#### YOUR TASK:
Every line from the start of the entries up to and including the one bearing "ylo, yhi = -0.5, 5.5" must be printed verbatim, without the pictures.

(Stored dataset items)
>>>>>
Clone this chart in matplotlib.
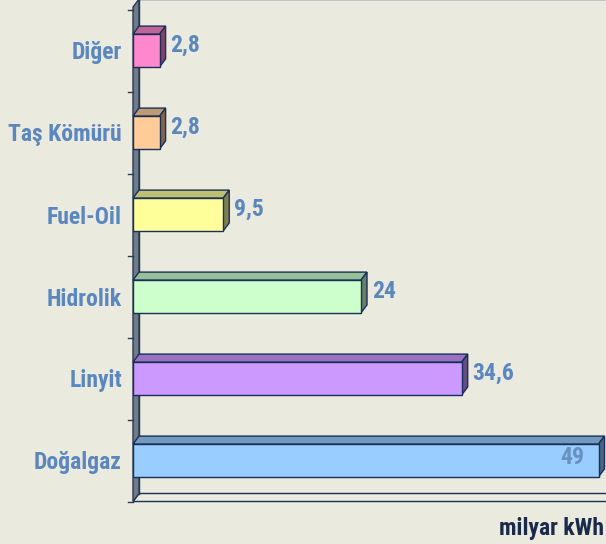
import matplotlib
matplotlib.use("Agg")
import matplotlib.pyplot as plt
from matplotlib.patches import Polygon

# data (bottom to top)
categories = ["Doğalgaz", "Linyit", "Hidrolik", "Fuel-Oil", "Taş Kömürü", "Diğer"]
values = [49, 34.6, 24, 9.5, 2.8, 2.8]
value_labels = ["49", "34,6", "24", "9,5", "2,8", "2,8"]
unit_label = "milyar kWh"

front_cols = ["#99ccff", "#cc99ff", "#ccffcc", "#ffff99", "#ffcc99", "#ff88cc"]
top_cols = ["#7399bf", "#9973bf", "#99bf99", "#bfbf73", "#bf9973", "#bf6699"]
side_cols = ["#4d6680", "#664d80", "#668066", "#80804d", "#80664d", "#804466"]

BG = "#ebeadf"
TXT = "#5b87c0"
EDGE = "#17305a"
FONT = ["Roboto Condensed", "DejaVu Sans"]

W, H = 606, 544
fig = plt.figure(figsize=(W / 100, H / 100), dpi=100, facecolor=BG)

# front plane in pixels: x0=133, 9.5 px per unit, y from 9.5 to 501.5
x0_px, ppu = 133, 9.5
top_px, bot_px = 9.5, 501.5
xmax = 50
ax = fig.add_axes([x0_px / W, (H - bot_px) / H, xmax * ppu / W, (bot_px - top_px) / H])
ax.set_facecolor("none")
ax.set_xlim(0, xmax)
ax.set_ylim(-0.5, 5.5)
for s in ax.spines.values():
    s.set_visible(False)

# depth offsets in data units
dx = 6 / ppu
dy = 8 / ((bot_px - top_px) / 6)
ylo, yhi = -0.5, 5.5

# back wall + floor + left wall
ax.plot([dx, dx, xmax + 5], [ylo + dy, yhi + 1.3 * dy, yhi + 1.3 * dy], color=EDGE, lw=1,
        clip_on=False, zorder=1)
floor = Polygon([(0, ylo), (xmax + 5, ylo), (xmax + 5, ylo + dy), (dx, ylo + dy)],
                closed=True, facecolor="none", edgecolor=EDGE, lw=1, clip_on=False, zorder=1)
ax.add_patch(floor)
wall = Polygon([(0, ylo), (dx, ylo + dy), (dx, yhi + 1.3 * dy), (0, yhi + 0.3 * dy)],
               closed=True, facecolor="#6f7a8a", edgecolor="#2a3850", lw=1, clip_on=False, zorder=2)
ax.add_patch(wall)

# tick marks on the wall
for t in range(7):
    yb = ylo + t
    ax.plot([-0.55, 0], [yb, yb], color="#2a3850", lw=1, clip_on=False, zorder=2)

h = 0.4
bars = ax.barh(range(len(values)), values, height=h, color=front_cols, edgecolor=EDGE,
               linewidth=1, zorder=4)
for i, (v, b) in enumerate(zip(values, bars)):
    yt = i + h / 2
    yb = i - h / 2
    top = Polygon([(0, yt), (dx, yt + dy), (v + dx, yt + dy), (v, yt)], closed=True,
                  facecolor=top_cols[i], edgecolor=EDGE, lw=1, zorder=3, clip_on=False)
    side = Polygon([(v, yb), (v, yt), (v + dx, yt + dy), (v + dx, yb + dy)], closed=True,
                   facecolor=side_cols[i], edgecolor=EDGE, lw=1, zorder=3, clip_on=False)
    ax.add_patch(top)
    ax.add_patch(side)
    if v > 45:
        ax.text(v - 1.5, i + 0.04, value_labels[i], ha="right", va="center", color="#6a90c0",
                fontsize=17, fontweight="bold", family=FONT, zorder=5)
    else:
        ax.text(v + dx + 0.5, i + 0.06, value_labels[i], ha="left", va="center", color=TXT,
                fontsize=17, fontweight="bold", family=FONT, zorder=5)

ax.set_yticks(range(len(categories)))
ax.set_yticklabels(categories, fontsize=17, fontweight="bold", family=FONT, color=TXT)
ax.tick_params(axis="y", length=0, pad=8)
ax.set_xticks([])

fig.text(604 / W, 1 - 529 / H, unit_label, ha="right", va="center", fontsize=17,
         fontweight="bold", family=FONT, color="#1a2a4a")

fig.savefig("out.png", dpi=100, facecolor=BG)
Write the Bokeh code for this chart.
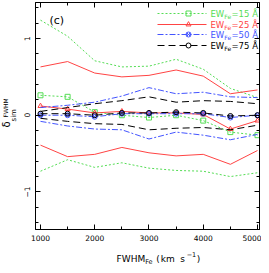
from bokeh.plotting import figure
from bokeh.layouts import row, column
from bokeh.models import LinearAxis, Label, Range1d, SingleIntervalTicker, CustomJSTickFormatter
from bokeh.core.properties import value
from bokeh.embed import file_html
from bokeh.resources import INLINE
import math

# ---- data ----
fwhm = [1000, 1500, 2000, 2500, 3000, 3500, 4000, 4500, 5000]

g_up = [1.24, 1.03, 0.71, 0.63, 0.64, 0.73, 0.60, 0.35, 0.23]
g_mid = [0.26, 0.24, 0.04, 0.00, -0.03, 0.00, -0.07, -0.22, -0.26]
g_lo = [-0.73, -0.58, -0.68, -0.62, -0.69, -0.72, -0.73, -0.80, -0.75]

r_up = [0.63, 0.70, 0.55, 0.50, 0.52, 0.59, 0.51, 0.28, 0.33]
r_mid = [0.12, 0.08, 0.03, 0.05, 0.03, 0.03, 0.01, -0.18, -0.07]
r_lo = [-0.39, -0.54, -0.51, -0.42, -0.49, -0.53, -0.51, -0.64, -0.46]

b_up = [0.10, 0.13, 0.17, 0.25, 0.36, 0.28, 0.30, 0.24, 0.23]
b_mid = [0.00, 0.00, -0.02, 0.02, 0.02, 0.02, 0.02, -0.03, 0.00]
b_lo = [-0.08, -0.14, -0.18, -0.19, -0.31, -0.22, -0.26, -0.32, -0.25]

k_up = [0.05, 0.10, 0.15, 0.19, 0.24, 0.17, 0.19, 0.18, 0.15]
k_mid = [0.02, 0.02, 0.00, 0.03, 0.03, 0.04, 0.03, -0.01, 0.00]
k_lo = [-0.04, -0.08, -0.11, -0.12, -0.19, -0.17, -0.16, -0.19, -0.13]

ew_values = ["15", "25", "50", "75"]

# ---- styles ----
FONT = "DejaVu Sans"
colors = ["#55dd55", "#ff4444", "#4455ff", "#000000"]
dashes = ["2 2", "solid", "6 2 2 2", "7 4"]
markers = ["square", "triangle", "circle_x", "circle"]
series = [(g_up, g_mid, g_lo), (r_up, r_mid, r_lo), (b_up, b_mid, b_lo), (k_up, k_mid, k_lo)]

# ---- layout (pixels of the whole 261 x 265 picture) ----
TOTAL_W, TOTAL_H = 261, 265
YLAB_W = 18                 # strip at the left holding the y-axis title
MAIN_H = 245                # main plot height; the x-axis title strip sits below
FL, FR, FT, FB = 35, 259, 2, 229   # frame edges in picture pixels

X0, X1, Y0, Y1 = 908, 5037, -1.49, 1.47
MAIN_W = TOTAL_W - YLAB_W

p = figure(width=MAIN_W, height=MAIN_H, output_backend="svg", toolbar_location=None,
           x_range=Range1d(X0, X1), y_range=Range1d(Y0, Y1),
           min_border_left=FL - YLAB_W, min_border_right=TOTAL_W - FR,
           min_border_top=FT, min_border_bottom=MAIN_H - FB)
p.grid.visible = False
p.outline_line_color = "black"
p.background_fill_color = "white"
p.border_fill_color = "white"

def px_x(px):
    return X0 + (px - FL) * (X1 - X0) / (FR - FL)
def px_y(py):
    return Y1 - (py - FT) * (Y1 - Y0) / (FB - FT)

xt = SingleIntervalTicker(interval=1000, num_minor_ticks=2)
yt = SingleIntervalTicker(interval=1, num_minor_ticks=5)

def style_axis(ax, labels=True):
    ax.axis_line_color = "black"
    ax.major_tick_line_color = "black"
    ax.minor_tick_line_color = "black"
    ax.major_tick_in = 5
    ax.major_tick_out = 0
    ax.minor_tick_in = 3
    ax.minor_tick_out = 0
    if labels:
        ax.major_label_text_font = FONT
        ax.major_label_text_font_size = "7.5px"
        ax.major_label_text_color = "black"
        ax.major_label_standoff = 5
    else:
        ax.formatter = CustomJSTickFormatter(code="return ''")
        ax.major_label_standoff = 0

p.xaxis.ticker = xt
p.yaxis.ticker = yt
style_axis(p.xaxis[0])
style_axis(p.yaxis[0])
p.yaxis.major_label_orientation = "vertical"

top = LinearAxis(ticker=xt)
style_axis(top, labels=False)
p.add_layout(top, "above")
right = LinearAxis(ticker=yt)
style_axis(right, labels=False)
p.add_layout(right, "right")

# ---- curves ----
for (up, mid, lo), c, d, m in zip(series, colors, dashes, markers):
    for ys in (up, mid, lo):
        p.line(fwhm, ys, line_color=c, line_dash=d, line_width=1)
    p.scatter(fwhm, mid, marker=m, size=5, fill_color=None, line_color=c, line_width=1)

# ---- legend (manual, to allow the subscript) ----
LEG_X0, LEG_X1, LEG_XM, LEG_XT = px_x(157), px_x(206), px_x(188), px_x(210)
LEG_ROWS = [13, 24, 34, 45]
for rowy, ew, c, d, m in zip(LEG_ROWS, ew_values, colors, dashes, markers):
    y = px_y(rowy)
    p.line([LEG_X0, LEG_X1], [y, y], line_color=c, line_dash=d, line_width=1)
    p.scatter([LEG_XM], [y], marker=m, size=5, fill_color=None, line_color=c)
    p.add_layout(Label(x=LEG_XT, y=y, text="EW", text_font=FONT, text_font_size="8.5px",
                       text_color=c, text_baseline="middle"))
    p.add_layout(Label(x=LEG_XT, y=y, x_offset=13.8, y_offset=-2.5, text="Fe", text_font=FONT,
                       text_font_size="6px", text_color=c, text_baseline="middle"))
    p.add_layout(Label(x=LEG_XT, y=y, x_offset=21, text="=" + ew + " Å", text_font=FONT,
                       text_font_size="8.5px", text_color=c, text_baseline="middle"))

# panel tag
p.add_layout(Label(x=px_x(49), y=px_y(13), text="(c)", text_font=FONT, text_font_size="11px",
                   text_color="black", text_baseline="top"))

def strip(w, h):
    f = figure(width=w, height=h, output_backend="svg", toolbar_location=None,
               x_range=Range1d(0, w), y_range=Range1d(0, h), min_border=0,
               x_axis_location=None, y_axis_location=None)
    f.grid.visible = False
    f.outline_line_color = None
    f.background_fill_color = "white"
    f.border_fill_color = "white"
    return f

# ---- x axis title strip: FWHM_Fe (km s^-1) ----
XLAB_H = TOTAL_H - MAIN_H
xs = strip(MAIN_W, XLAB_H)
xl = [("FWHM", 106, 258, "9px"), ("Fe", 137, 261.5, "6.5px"), ("(", 149, 258, "9px"),
      ("km", 154, 258, "9px"), ("s", 175, 258, "9px"), ("−1", 182, 254, "6.5px"),
      (")", 193, 258, "9px")]
for t, x, y, fs in xl:
    xs.text(x=[x - YLAB_W], y=[TOTAL_H - y], text=[t], text_font=value(FONT),
            text_font_size=fs, text_color="black", text_baseline="alphabetic",
            text_align="left")

# ---- y axis title strip: delta_sim^FWHM (rotated) ----
ys_ = strip(YLAB_W, TOTAL_H)
yl = [("δ", 6, 127, "10px"), ("sim", 13.5, 121, "7px"), ("FWHM", 4.5, 117, "6px")]
for t, x, y, fs in yl:
    ys_.text(x=[x], y=[TOTAL_H - y], text=[t], text_font=value(FONT), text_font_size=fs,
             angle=math.pi / 2, text_color="black", text_align="left", text_baseline="middle")

layout = row(ys_, column(p, xs, spacing=0), spacing=0)
open("out.html", "w").write(file_html(layout, INLINE))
<<<<<
#### ANSWER FOR THIS EXERCISE:
Clone this chart in matplotlib.
import matplotlib
matplotlib.use("Agg")
import matplotlib.pyplot as plt
from matplotlib.patches import Polygon

# data (bottom to top)
categories = ["Doğalgaz", "Linyit", "Hidrolik", "Fuel-Oil", "Taş Kömürü", "Diğer"]
values = [49, 34.6, 24, 9.5, 2.8, 2.8]
value_labels = ["49", "34,6", "24", "9,5", "2,8", "2,8"]
unit_label = "milyar kWh"

front_cols = ["#99ccff", "#cc99ff", "#ccffcc", "#ffff99", "#ffcc99", "#ff88cc"]
top_cols = ["#7399bf", "#9973bf", "#99bf99", "#bfbf73", "#bf9973", "#bf6699"]
side_cols = ["#4d6680", "#664d80", "#668066", "#80804d", "#80664d", "#804466"]

BG = "#ebeadf"
TXT = "#5b87c0"
EDGE = "#17305a"
FONT = ["Roboto Condensed", "DejaVu Sans"]

W, H = 606, 544
fig = plt.figure(figsize=(W / 100, H / 100), dpi=100, facecolor=BG)

# front plane in pixels: x0=133, 9.5 px per unit, y from 9.5 to 501.5
x0_px, ppu = 133, 9.5
top_px, bot_px = 9.5, 501.5
xmax = 50
ax = fig.add_axes([x0_px / W, (H - bot_px) / H, xmax * ppu / W, (bot_px - top_px) / H])
ax.set_facecolor("none")
ax.set_xlim(0, xmax)
ax.set_ylim(-0.5, 5.5)
for s in ax.spines.values():
    s.set_visible(False)

# depth offsets in data units
dx = 6 / ppu
dy = 8 / ((bot_px - top_px) / 6)
ylo, yhi = -0.5, 5.5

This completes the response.